Northern Ireland’s top law officer is considering mounting a challenge to the legality of the entire Renewable Heat Incentive scheme, he revealed today.
As a group of boiler owners cleared the first stage in their High Court battle to ensure payments for the next 20 years, Attorney General John Larkin QC made his own dramatic intervention.
He told a judge that he is reflecting on whether to bring litigation against the Department of the Economy over a failure to put the non-domestic scheme before the full Executive before it was introduced in 2012.
Were he to pursue a case and ultimately succeed, it could result in the RHI programme being declared unlawful.
Mr Justice Deeny put it to him that he was contemplating a potential challenge to the regulations of an administration where he serves as Attorney General.
But Mr Larkin replied: “My primary responsibility is as guardian of the rule of law.
“If it’s an issue about public money and a claim being made against the government founded on the 2012 regulations I may be the only person able to put a hand up.”
The development came as more than 500 members of the Renewable Heat Association NI Ltd were granted leave to seek a judicial review of Economy Minister Simon Hamilton’s plan to cut tariff payments.
The botched scheme was set up to encourage businesses and other non-domestic users to move from using fossil fuels to renewable heating systems.
But it has been surrounded by relentless controversy since it emerged that users could legitimately earn more cash the more fuel they burned - potentially costing the public purse up to £490m.
Last month Mr Hamilton set out revised 2017 Renewable Heat Incentive Regulations in a bid to in a bid to cut costs and ease the financial burden.
Lawyers for the Association are set to claim this was an illegal step against boiler owners with 20 year contracts.

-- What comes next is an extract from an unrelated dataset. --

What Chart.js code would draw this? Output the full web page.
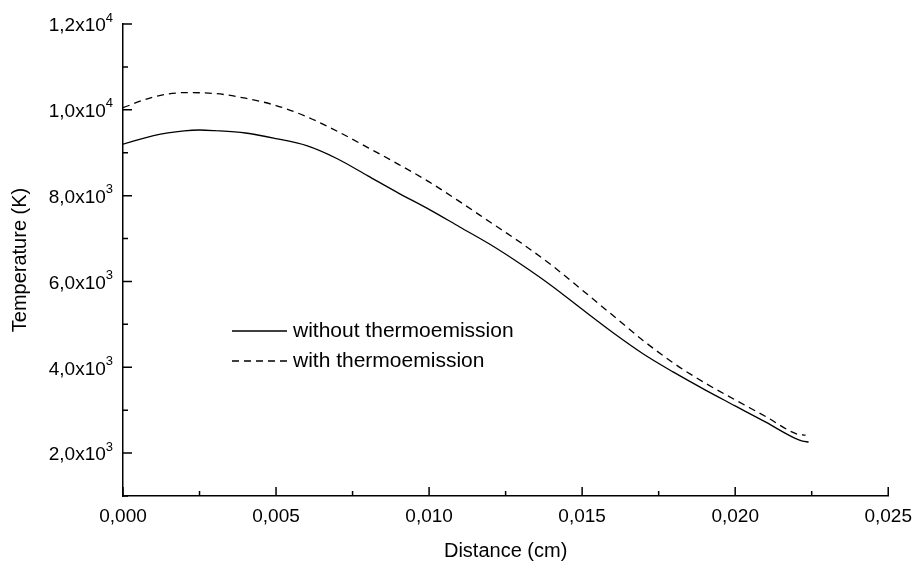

Part of their case is that 2017 regulations are rendered unlawful because they were not discussed and agreed on by the Executive.
Mr Larkin will definitely now feature in that case after an issue of devolution was raised.
“The 2012 regulations never came before he Executive to be discussed and agreed,” he told the court.
“So the point that is made against the 2017 regulations it seems to me can equally be made against the 2012 regulations.”
Proceedings have been brought by the Association and a boiler owner granted anonymity in a separate action against Mr Hamilton’s plans to publish the identities of those on the scheme.
According to the Attorney General there remains an issue of candour about that unnamed operator.
“We have got a good deal of information about the bank debts of the second applicant, but nothing so far as I can see about his income, far less his profit,” he added.
“That relates both to the period he became a member of this scheme and is income and profit as a result of this scheme.”
Tony McGleenan QC, for the Department, said it was accepted that the Association’s legal challenge raised issues of substance to be considered.
On that basis, and a push to have cost control measures in place by April, leave to seek a judicial review was not opposed.
Mr Justice Deeny agreed to list the case for a full, two-day hearing next month.
Any confirmed separate challenge by the Attorney General will also be heard at that stage.